===== Extracted material =====

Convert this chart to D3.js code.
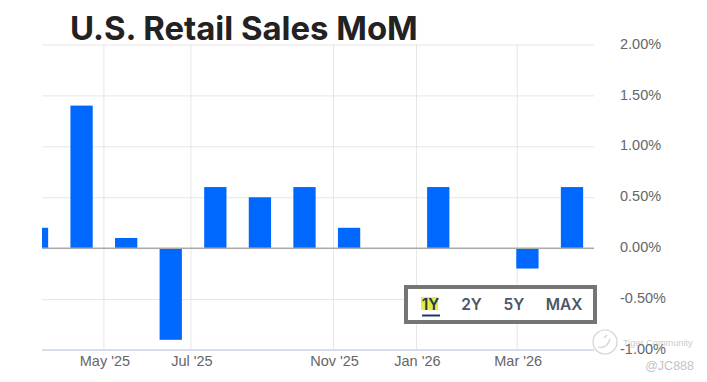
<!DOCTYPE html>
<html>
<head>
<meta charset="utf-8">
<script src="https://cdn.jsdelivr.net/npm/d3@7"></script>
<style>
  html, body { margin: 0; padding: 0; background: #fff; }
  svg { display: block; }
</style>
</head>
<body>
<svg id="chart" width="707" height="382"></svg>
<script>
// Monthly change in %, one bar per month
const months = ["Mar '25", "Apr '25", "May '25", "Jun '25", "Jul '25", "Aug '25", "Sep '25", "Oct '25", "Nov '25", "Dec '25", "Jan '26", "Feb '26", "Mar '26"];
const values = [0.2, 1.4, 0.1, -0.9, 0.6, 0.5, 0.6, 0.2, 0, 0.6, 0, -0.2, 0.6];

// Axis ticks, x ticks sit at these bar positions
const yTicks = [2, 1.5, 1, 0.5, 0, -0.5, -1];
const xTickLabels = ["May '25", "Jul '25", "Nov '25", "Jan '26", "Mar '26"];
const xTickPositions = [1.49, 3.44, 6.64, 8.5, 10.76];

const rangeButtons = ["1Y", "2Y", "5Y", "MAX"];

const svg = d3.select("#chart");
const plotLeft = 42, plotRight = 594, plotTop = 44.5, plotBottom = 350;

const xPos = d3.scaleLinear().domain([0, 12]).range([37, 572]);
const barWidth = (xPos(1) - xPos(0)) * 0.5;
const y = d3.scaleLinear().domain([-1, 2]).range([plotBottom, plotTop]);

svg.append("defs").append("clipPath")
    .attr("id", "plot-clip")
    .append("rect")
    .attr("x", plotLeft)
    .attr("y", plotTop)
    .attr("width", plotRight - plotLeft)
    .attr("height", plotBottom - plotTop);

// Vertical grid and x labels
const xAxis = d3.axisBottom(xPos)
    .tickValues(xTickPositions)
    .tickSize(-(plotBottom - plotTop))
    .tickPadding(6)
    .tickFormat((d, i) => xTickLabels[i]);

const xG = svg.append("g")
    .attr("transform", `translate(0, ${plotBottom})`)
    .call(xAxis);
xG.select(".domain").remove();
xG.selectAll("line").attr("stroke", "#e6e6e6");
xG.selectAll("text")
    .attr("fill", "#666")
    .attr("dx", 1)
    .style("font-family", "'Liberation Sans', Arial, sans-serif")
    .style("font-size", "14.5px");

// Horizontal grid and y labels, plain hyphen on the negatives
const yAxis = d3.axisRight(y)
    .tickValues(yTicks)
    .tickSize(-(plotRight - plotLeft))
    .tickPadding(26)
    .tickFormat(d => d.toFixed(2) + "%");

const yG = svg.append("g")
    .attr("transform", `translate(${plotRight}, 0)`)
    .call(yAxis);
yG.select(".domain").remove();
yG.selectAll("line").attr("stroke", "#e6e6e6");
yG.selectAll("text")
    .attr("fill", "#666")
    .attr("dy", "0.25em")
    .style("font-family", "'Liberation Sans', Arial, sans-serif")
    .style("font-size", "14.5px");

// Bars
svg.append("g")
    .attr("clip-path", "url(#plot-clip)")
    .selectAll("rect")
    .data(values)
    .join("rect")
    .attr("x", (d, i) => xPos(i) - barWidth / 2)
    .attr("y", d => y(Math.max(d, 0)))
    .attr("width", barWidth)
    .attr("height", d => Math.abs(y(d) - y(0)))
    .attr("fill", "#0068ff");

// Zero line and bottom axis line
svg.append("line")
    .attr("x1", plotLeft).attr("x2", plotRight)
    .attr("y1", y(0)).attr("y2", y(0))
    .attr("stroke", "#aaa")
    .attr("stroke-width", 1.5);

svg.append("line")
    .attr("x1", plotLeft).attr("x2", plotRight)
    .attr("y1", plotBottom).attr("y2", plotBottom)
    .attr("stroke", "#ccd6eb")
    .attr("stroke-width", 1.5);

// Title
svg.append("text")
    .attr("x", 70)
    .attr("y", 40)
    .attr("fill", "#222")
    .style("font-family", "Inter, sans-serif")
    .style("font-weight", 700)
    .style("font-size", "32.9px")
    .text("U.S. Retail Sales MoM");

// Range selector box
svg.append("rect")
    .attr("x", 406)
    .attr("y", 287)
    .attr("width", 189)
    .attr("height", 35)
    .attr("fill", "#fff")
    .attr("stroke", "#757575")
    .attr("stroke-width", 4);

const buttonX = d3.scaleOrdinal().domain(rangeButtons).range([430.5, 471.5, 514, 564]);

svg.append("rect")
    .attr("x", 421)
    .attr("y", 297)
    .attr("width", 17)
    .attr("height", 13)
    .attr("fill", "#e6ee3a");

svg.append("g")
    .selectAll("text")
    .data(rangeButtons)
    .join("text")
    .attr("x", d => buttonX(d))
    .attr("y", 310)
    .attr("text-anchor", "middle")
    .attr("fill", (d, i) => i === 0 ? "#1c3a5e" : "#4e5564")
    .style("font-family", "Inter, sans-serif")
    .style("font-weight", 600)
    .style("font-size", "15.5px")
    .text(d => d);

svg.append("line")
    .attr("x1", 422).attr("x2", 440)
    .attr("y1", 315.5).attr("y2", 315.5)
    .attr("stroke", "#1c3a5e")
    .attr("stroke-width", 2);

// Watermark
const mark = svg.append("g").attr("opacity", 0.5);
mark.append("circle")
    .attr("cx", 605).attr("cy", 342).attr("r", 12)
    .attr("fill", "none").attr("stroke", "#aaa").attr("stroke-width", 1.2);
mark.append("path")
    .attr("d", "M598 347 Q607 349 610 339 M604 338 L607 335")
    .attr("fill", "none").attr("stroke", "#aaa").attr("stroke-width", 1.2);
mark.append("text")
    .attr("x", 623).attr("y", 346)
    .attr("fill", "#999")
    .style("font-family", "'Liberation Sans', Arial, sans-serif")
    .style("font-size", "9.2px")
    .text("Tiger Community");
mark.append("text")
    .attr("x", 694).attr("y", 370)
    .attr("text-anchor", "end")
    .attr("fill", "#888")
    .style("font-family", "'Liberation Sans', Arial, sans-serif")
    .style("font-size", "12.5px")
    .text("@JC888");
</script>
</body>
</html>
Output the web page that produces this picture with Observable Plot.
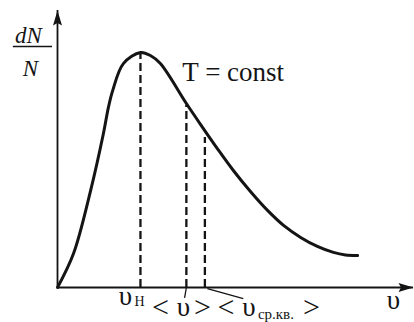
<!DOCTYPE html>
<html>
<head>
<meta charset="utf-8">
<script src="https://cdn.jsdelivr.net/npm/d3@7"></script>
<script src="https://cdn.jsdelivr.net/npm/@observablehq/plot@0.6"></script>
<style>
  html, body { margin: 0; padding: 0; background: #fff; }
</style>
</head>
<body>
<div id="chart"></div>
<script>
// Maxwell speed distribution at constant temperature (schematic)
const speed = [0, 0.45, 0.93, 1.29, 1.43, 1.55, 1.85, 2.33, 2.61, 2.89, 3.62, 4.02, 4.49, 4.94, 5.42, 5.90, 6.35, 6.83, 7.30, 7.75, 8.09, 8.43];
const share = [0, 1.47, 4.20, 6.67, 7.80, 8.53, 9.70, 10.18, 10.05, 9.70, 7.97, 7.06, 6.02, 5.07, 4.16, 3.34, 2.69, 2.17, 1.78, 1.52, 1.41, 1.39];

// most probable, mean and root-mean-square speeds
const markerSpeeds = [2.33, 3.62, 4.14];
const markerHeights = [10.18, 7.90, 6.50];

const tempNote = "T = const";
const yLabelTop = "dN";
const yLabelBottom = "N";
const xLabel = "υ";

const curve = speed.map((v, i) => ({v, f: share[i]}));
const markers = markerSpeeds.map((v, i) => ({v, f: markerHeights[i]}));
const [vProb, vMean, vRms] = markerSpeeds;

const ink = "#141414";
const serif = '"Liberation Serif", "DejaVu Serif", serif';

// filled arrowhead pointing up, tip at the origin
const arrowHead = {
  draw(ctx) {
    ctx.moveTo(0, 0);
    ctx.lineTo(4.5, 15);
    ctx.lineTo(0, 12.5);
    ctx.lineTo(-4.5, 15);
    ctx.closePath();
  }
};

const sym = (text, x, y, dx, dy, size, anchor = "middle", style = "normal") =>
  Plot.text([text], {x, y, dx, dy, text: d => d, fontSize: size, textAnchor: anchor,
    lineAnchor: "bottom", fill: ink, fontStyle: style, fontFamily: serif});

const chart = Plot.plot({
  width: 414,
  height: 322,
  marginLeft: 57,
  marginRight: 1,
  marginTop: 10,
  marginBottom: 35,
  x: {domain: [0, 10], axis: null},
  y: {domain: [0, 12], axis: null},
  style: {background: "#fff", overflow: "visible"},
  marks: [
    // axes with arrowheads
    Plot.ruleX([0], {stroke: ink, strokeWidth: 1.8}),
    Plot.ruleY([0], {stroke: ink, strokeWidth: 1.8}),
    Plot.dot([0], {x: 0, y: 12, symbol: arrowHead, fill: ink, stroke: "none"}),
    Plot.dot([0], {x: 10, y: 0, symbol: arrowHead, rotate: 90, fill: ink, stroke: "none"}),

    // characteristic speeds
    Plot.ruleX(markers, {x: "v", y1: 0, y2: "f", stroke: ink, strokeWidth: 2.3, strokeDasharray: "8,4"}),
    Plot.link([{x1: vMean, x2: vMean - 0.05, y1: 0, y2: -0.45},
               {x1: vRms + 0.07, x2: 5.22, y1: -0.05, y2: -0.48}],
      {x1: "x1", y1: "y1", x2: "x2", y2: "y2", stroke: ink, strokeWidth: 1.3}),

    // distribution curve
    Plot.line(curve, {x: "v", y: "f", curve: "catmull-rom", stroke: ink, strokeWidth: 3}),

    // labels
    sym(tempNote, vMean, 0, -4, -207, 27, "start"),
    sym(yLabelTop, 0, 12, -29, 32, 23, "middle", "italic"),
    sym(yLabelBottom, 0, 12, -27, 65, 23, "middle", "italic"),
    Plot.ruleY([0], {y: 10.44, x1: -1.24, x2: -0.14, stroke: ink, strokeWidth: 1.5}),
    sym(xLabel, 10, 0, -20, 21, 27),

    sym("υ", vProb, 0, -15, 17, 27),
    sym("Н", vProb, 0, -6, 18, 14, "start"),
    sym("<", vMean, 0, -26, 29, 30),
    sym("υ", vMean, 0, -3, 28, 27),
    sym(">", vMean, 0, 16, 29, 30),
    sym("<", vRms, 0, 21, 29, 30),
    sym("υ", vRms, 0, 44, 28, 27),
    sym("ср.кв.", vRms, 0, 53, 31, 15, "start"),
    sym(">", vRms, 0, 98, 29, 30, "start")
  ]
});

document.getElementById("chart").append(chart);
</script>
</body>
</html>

=====

### The task
Go through the material and select each line with the string "chart" in it.

### Answer to this problem
Convert this chart to D3.js code.
<svg id="chart" width="707" height="382"></svg>
const svg = d3.select("#chart");
<div id="chart"></div>
const chart = Plot.plot({
document.getElementById("chart").append(chart);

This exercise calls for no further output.